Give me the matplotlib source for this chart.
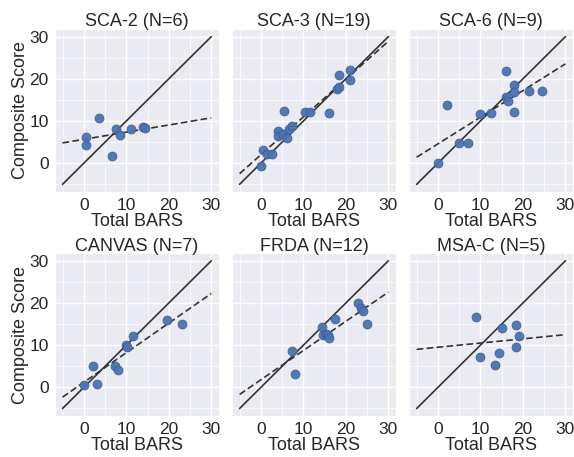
import matplotlib
matplotlib.use("Agg")
import matplotlib.pyplot as plt
import numpy as np
import seaborn as sns
from matplotlib.ticker import MultipleLocator

sns.set_style("darkgrid")
plt.rcParams['font.family'] = ['Liberation Sans', 'DejaVu Sans']

titles = ["SCA-2 (N=6)", "SCA-3 (N=19)", "SCA-6 (N=9)",
          "CANVAS (N=7)", "FRDA (N=12)", "MSA-C (N=5)"]

# total BARS (x) vs composite score (y)
sca2_x = [0.5, 0.5, 3.5, 6.6, 7.6, 8.5, 11.1, 14.0, 14.5]
sca2_y = [6.1, 4.3, 10.7, 1.7, 8.0, 6.7, 8.0, 8.5, 8.3]

sca3_x = [0.1, 0.5, 1.45, 2.6, 4.05, 4.05, 5.5, 5.2, 6.2, 6.6, 7.4,
          10.5, 11.5, 16.0, 17.8, 18.4, 18.4, 20.9, 20.9]
sca3_y = [-0.7, 3.2, 2.1, 2.1, 7.7, 6.4, 12.4, 7.0, 5.9, 8.1, 8.9,
          12.2, 12.2, 11.8, 17.6, 18.0, 20.9, 22.2, 19.7]

sca6_x = [0.1, 2.1, 5.0, 7.0, 9.95, 12.5, 16.0, 16.0, 16.5, 18.0, 18.0,
          18.0, 21.4, 24.4]
sca6_y = [0.1, 13.8, 4.9, 4.7, 11.6, 11.8, 21.9, 15.6, 14.8, 18.5, 16.9,
          12.2, 17.1, 17.1]

canvas_x = [0.1, 2.1, 3.1, 7.4, 8.0, 10.0, 10.1, 11.5, 19.6, 23.0]
canvas_y = [0.6, 5.0, 0.8, 5.1, 4.2, 10.1, 9.5, 12.2, 16.0, 15.1]

frda_x = [7.4, 8.1, 14.4, 14.7, 15.3, 15.7, 16.0, 17.4, 22.9, 23.6, 24.1, 25.0]
frda_y = [8.6, 3.1, 14.3, 12.4, 12.6, 12.3, 11.8, 16.3, 20.0, 18.9, 18.0, 15.1]

msac_x = [9.0, 9.95, 13.5, 14.3, 15.1, 18.4, 19.0, 18.4]
msac_y = [16.6, 7.1, 5.3, 8.1, 14.0, 14.9, 12.2, 9.6]

xs = [sca2_x, sca3_x, sca6_x, canvas_x, frda_x, msac_x]
ys = [sca2_y, sca3_y, sca6_y, canvas_y, frda_y, msac_y]

line_range = np.array([-5, 30])

fig, axes = plt.subplots(2, 3, figsize=(5.74, 4.57), dpi=100, sharey=True)
fig.subplots_adjust(left=0.096, right=0.998, top=0.936, bottom=0.09,
                    wspace=0.082, hspace=0.38)

for i, ax in enumerate(axes.flat):
    x = np.array(xs[i])
    y = np.array(ys[i])
    ax.plot(line_range, line_range, color="#333333", lw=1.2, zorder=2)
    slope, icpt = np.polyfit(x, y, 1)
    ax.plot(line_range, slope * line_range + icpt, color="#333333", lw=1.2,
            ls=(0, (4, 2)), zorder=2)
    ax.scatter(x, y, s=42, color="#4c72b0", alpha=0.95, edgecolor="#3b5a8c",
               linewidth=0.5, zorder=3)
    ax.set_title(titles[i], fontsize=13, pad=2)
    ax.set_xlabel("Total BARS", fontsize=13, labelpad=0)
    ax.xaxis.set_major_locator(MultipleLocator(10))
    ax.yaxis.set_major_locator(MultipleLocator(10))
    ax.xaxis.set_minor_locator(MultipleLocator(5))
    ax.yaxis.set_minor_locator(MultipleLocator(5))
    ax.grid(which="major", color="white", lw=1.0)
    ax.grid(which="minor", color="white", lw=0.5)
    ax.tick_params(labelsize=12.5, pad=1)
    if i % 3 == 0:
        ax.set_ylabel("Composite Score", fontsize=13, labelpad=0)

fig.savefig("out.png", dpi=100)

--------------------------------

*Stated problem*
Starting at the first line of the material, output exactly the lines up to and including the one with "from matplotlib.ticker import MultipleLocator". Do not include the pictures.

*Result of the exercise*
Give me the matplotlib source for this chart.
import matplotlib
matplotlib.use("Agg")
import matplotlib.pyplot as plt
import numpy as np
import seaborn as sns
from matplotlib.ticker import MultipleLocator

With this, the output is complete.